* **GIVEN MATERIAL**
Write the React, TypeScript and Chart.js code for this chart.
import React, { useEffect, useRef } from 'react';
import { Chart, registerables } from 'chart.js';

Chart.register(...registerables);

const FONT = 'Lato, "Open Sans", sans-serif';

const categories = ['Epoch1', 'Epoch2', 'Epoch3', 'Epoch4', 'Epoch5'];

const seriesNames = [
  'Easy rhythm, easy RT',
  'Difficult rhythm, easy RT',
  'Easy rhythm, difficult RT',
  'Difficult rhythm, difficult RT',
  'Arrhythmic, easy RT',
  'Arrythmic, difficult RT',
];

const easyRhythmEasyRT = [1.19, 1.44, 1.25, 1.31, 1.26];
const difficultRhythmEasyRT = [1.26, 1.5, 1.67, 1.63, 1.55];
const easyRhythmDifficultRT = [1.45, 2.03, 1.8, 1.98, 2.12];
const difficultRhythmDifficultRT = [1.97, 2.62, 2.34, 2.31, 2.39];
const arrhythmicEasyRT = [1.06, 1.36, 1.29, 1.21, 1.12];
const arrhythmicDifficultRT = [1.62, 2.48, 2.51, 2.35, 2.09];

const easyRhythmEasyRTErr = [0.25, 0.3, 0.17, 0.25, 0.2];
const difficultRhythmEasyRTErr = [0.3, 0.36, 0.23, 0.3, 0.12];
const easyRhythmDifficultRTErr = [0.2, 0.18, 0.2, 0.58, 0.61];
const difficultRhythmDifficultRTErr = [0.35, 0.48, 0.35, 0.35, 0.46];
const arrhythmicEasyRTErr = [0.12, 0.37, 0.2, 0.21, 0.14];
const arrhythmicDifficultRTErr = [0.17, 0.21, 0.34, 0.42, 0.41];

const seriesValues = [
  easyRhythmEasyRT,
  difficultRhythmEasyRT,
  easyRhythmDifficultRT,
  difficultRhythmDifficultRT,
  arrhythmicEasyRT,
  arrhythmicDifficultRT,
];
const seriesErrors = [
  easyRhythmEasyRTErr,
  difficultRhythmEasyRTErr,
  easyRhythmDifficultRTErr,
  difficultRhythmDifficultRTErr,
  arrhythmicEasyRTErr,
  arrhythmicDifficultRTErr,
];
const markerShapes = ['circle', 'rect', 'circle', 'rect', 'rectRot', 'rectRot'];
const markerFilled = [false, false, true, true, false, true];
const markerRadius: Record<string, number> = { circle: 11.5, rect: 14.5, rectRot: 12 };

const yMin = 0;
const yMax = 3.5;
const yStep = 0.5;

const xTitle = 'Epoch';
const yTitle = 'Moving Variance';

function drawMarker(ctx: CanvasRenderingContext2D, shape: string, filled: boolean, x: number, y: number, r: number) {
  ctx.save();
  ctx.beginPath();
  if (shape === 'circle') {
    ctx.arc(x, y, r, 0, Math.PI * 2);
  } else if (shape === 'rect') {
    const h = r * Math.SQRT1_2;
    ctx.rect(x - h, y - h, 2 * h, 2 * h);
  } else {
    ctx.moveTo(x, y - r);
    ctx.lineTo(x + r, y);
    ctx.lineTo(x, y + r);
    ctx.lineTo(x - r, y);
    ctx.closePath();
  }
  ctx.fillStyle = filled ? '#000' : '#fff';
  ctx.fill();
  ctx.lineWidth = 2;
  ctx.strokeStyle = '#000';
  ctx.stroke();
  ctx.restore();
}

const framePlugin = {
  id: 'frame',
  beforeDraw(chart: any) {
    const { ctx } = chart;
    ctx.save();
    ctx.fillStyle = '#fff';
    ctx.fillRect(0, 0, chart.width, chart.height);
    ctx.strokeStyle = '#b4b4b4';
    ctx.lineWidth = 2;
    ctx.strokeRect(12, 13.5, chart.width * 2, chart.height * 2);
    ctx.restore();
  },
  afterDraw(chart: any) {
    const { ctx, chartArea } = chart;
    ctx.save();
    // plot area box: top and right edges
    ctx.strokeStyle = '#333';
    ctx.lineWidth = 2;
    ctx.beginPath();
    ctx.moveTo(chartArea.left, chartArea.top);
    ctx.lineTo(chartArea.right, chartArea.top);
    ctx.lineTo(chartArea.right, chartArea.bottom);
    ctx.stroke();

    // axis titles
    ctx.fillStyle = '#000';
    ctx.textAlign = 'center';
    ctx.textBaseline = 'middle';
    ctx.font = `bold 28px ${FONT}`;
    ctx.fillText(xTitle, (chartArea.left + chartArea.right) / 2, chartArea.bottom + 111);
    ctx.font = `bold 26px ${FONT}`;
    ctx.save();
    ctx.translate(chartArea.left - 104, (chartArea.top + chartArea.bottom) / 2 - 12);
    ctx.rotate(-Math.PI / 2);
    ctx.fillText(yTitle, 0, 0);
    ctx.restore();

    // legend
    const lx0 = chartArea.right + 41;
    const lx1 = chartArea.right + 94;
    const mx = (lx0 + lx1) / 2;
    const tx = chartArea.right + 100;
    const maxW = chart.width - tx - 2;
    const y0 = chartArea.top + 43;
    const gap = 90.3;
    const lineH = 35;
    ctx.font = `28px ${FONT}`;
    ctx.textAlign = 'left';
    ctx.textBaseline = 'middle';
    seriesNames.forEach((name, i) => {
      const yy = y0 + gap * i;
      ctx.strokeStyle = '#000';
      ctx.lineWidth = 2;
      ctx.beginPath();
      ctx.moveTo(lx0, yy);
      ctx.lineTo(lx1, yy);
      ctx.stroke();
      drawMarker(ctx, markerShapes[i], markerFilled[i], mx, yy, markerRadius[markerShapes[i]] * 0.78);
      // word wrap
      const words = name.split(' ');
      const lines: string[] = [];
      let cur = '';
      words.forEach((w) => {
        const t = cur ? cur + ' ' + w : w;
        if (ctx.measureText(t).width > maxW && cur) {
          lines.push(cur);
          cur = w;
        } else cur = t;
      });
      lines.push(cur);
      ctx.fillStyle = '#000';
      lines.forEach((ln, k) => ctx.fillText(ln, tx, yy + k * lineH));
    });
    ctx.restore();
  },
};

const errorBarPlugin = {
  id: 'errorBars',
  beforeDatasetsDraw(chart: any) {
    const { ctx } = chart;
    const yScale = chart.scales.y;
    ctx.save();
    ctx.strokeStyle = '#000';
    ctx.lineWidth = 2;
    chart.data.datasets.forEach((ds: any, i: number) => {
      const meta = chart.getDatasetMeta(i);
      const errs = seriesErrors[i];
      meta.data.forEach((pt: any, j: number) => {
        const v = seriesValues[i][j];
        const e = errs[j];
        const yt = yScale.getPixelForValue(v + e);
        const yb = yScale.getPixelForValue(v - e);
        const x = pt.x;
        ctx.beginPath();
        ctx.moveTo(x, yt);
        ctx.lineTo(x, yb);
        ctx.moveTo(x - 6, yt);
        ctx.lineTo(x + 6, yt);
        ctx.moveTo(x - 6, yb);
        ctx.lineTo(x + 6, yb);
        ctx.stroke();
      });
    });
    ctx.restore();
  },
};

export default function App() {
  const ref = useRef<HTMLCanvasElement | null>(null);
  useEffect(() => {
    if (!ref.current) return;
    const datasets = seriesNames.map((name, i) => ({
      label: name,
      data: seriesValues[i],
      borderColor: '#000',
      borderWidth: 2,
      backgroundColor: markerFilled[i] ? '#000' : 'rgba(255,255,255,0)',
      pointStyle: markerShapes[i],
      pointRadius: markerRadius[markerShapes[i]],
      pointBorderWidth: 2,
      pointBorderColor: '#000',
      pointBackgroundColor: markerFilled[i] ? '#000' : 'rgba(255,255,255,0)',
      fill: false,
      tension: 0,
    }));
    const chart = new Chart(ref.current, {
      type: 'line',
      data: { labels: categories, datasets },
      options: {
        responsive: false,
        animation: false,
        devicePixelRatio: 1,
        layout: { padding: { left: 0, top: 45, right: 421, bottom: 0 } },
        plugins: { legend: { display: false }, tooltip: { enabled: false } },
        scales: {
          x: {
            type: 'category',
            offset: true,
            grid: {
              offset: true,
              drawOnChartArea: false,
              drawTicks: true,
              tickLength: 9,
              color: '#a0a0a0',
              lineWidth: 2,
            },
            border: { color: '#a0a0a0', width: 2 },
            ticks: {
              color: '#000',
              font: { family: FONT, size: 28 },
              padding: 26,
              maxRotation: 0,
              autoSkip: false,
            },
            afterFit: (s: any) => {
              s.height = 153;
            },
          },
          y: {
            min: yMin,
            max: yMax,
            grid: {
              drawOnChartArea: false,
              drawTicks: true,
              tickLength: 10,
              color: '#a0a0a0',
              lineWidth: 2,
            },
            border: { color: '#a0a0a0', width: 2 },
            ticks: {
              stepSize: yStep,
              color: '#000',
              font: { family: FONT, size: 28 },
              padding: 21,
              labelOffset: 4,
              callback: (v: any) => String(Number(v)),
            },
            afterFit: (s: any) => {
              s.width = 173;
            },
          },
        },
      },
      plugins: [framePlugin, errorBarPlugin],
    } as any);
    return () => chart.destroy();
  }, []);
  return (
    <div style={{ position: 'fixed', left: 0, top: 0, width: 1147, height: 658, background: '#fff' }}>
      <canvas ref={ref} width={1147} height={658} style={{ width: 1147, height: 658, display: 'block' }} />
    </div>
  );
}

* **DO THIS**
Please print the material above exactly as it appears, from its first line through the line containing "['Epoch1', 'Epoch2', 'Epoch3', 'Epoch4', 'Epoch5'];", inclusive, and stop there.

* **SOLUTION TO THIS PROBLEM**
Write the React, TypeScript and Chart.js code for this chart.
import React, { useEffect, useRef } from 'react';
import { Chart, registerables } from 'chart.js';

Chart.register(...registerables);

const FONT = 'Lato, "Open Sans", sans-serif';

const categories = ['Epoch1', 'Epoch2', 'Epoch3', 'Epoch4', 'Epoch5'];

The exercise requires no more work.